CFOs evaluating data quality investments should model three scenarios:

Current state cost: Total the direct and indirect costs of bad data. This establishes the baseline problem size. Most organizations are surprised by the total.

Verification investment: Calculate the cost of implementing continuous verification including software, integration and ongoing maintenance.

Projected returns: Apply industry benchmarks to your specific situation. If verification reduces bounce rates from 25% to 2%, what does that save in your email program? If sales reps recover 3 hours weekly, what's that worth across your team?

The comparison is typically stark. Verification investments often pay back within months, not years, with returns continuing as long as the program operates.

Time to Value

Modern verification solutions integrate rapidly. Cloud-based platforms connect to existing CRMs and marketing systems within days, not months. Initial verification of existing databases can complete in hours. Ongoing verification happens automatically without manual intervention.

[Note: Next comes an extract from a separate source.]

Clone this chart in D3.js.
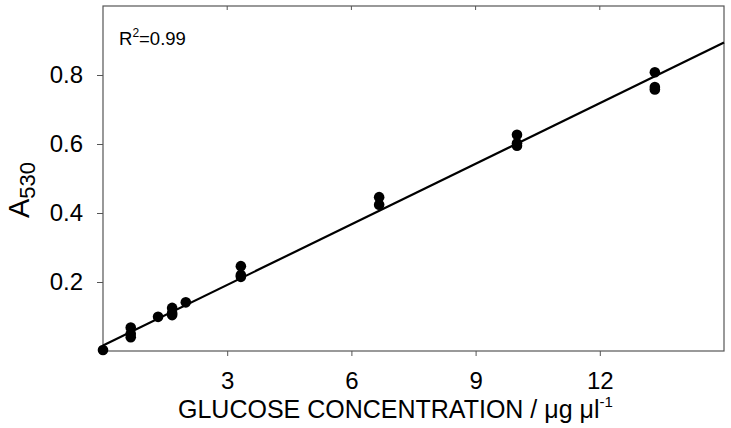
<!DOCTYPE html>
<html>
<head>
<meta charset="utf-8">
<script src="https://cdn.jsdelivr.net/npm/d3@7"></script>
<style>
	body { margin: 0; background: #fff; }
	text { font-family: "Liberation Sans", Arial, sans-serif; fill: #000; }
</style>
</head>
<body>
<div id="chart"></div>
<script>
// measured glucose standards (ug/ul) and absorbance at 530 nm
const conc = [0, 0.67, 0.67, 0.67, 1.33, 1.67, 1.67, 1.67, 2.0,
	3.33, 3.33, 3.33, 6.67, 6.67, 10, 10, 10, 13.33, 13.33, 13.33];
const absorb = [0.003, 0.068, 0.05, 0.04, 0.099, 0.125, 0.11, 0.104, 0.141,
	0.246, 0.22, 0.215, 0.446, 0.424, 0.627, 0.602, 0.595, 0.808, 0.765, 0.758];
const fitX = [0, 15];
const fitY = [0.016, 0.894];
const xTicks = [3, 6, 9, 12];
const yTicks = [0.2, 0.4, 0.6, 0.8];

const W = 731, H = 428;
const
	LEFT = 103, RIGHT = 724, TOP = 6, BOTTOM = 351,
	POINT_RADIUS = 5.3;

var svg = d3.select("#chart").append("svg")
	.attr("width", W).attr("height", H);

var x = d3.scaleLinear().domain([0, 15]).range([LEFT, RIGHT]);
var y = d3.scaleLinear().domain([0, 1]).range([BOTTOM, TOP]);

// frame
svg.append("rect")
	.attr("x", LEFT).attr("y", TOP)
	.attr("width", RIGHT - LEFT).attr("height", BOTTOM - TOP)
	.attr("fill", "none").attr("stroke", "#555").attr("stroke-width", 1.2);

var xAxis = svg.append("g")
	.attr("transform", "translate(0," + BOTTOM + ")")
	.call(d3.axisBottom(x).tickValues(xTicks).tickSize(5).tickPadding(16).tickFormat(d3.format("d")));
var yAxis = svg.append("g")
	.attr("transform", "translate(" + LEFT + ",0)")
	.call(d3.axisLeft(y).tickValues(yTicks).tickSize(6).tickPadding(14).tickFormat(d3.format(".1f")));
[xAxis, yAxis].forEach(function(g) {
	g.select(".domain").remove();
	g.selectAll("line").attr("stroke", "#555");
	g.selectAll("text").style("font-size", "24px").attr("fill", "#000");
});

// small inward ticks on the top edge
svg.selectAll(".topTick")
	.data(xTicks).enter().append("line")
	.attr("x1", function(d) { return x(d); }).attr("x2", function(d) { return x(d); })
	.attr("y1", TOP).attr("y2", TOP + 4)
	.attr("stroke", "#555");

// regression line
svg.append("line")
	.attr("x1", x(fitX[0])).attr("y1", y(fitY[0]))
	.attr("x2", x(fitX[1])).attr("y2", y(fitY[1]))
	.attr("stroke", "#000").attr("stroke-width", 2.2);

svg.selectAll("circle")
	.data(conc)
	.enter().append("circle")
	.attr("cx", function(d) { return x(d); })
	.attr("cy", function(d, i) { return y(absorb[i]); })
	.attr("r", POINT_RADIUS)
	.attr("fill", "#000");

// R squared
var r2 = svg.append("text").attr("x", 119).attr("y", 45).style("font-size", "18.5px");
r2.append("tspan").text("R");
r2.append("tspan").attr("dy", -8).style("font-size", "12px").text("2");
r2.append("tspan").attr("dy", 8).text("=0.99");

// x title
var xt = svg.append("text").attr("x", 178).attr("y", 418).style("font-size", "25px");
xt.append("tspan").text("GLUCOSE CONCENTRATION / \u03bcg \u03bcl");
xt.append("tspan").attr("dy", -11).style("font-size", "15px").text("-1");

// y title
var yt = svg.append("text")
	.attr("transform", "translate(29,218) rotate(-90)")
	.style("font-size", "29px");
yt.append("tspan").text("A");
yt.append("tspan").attr("dy", 6).style("font-size", "22px").text("530");
</script>
</body>
</html>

This compresses the ROI timeline. Benefits begin accumulating immediately rather than waiting for lengthy implementation projects to complete.

The Accountable ROI Era

CFOs in 2026 face unprecedented scrutiny on technology investments. Boards want proof of value. Budgets require justification. Every dollar competes against alternatives.

Data quality ROI meets this standard. The costs of bad data are quantifiable. The benefits of verification are measurable. The returns compound over time rather than degrading.

For organizations still treating data quality as an IT problem rather than a finance priority, the opportunity cost grows daily. Every day without verification is another day of 2.1% decay, another day of wasted marketing spend, another day of sales rep productivity loss.

The data quality ROI case is not about nice-to-have improvement. It is about stopping a measurable financial drain that most organizations have simply learned to accept as normal.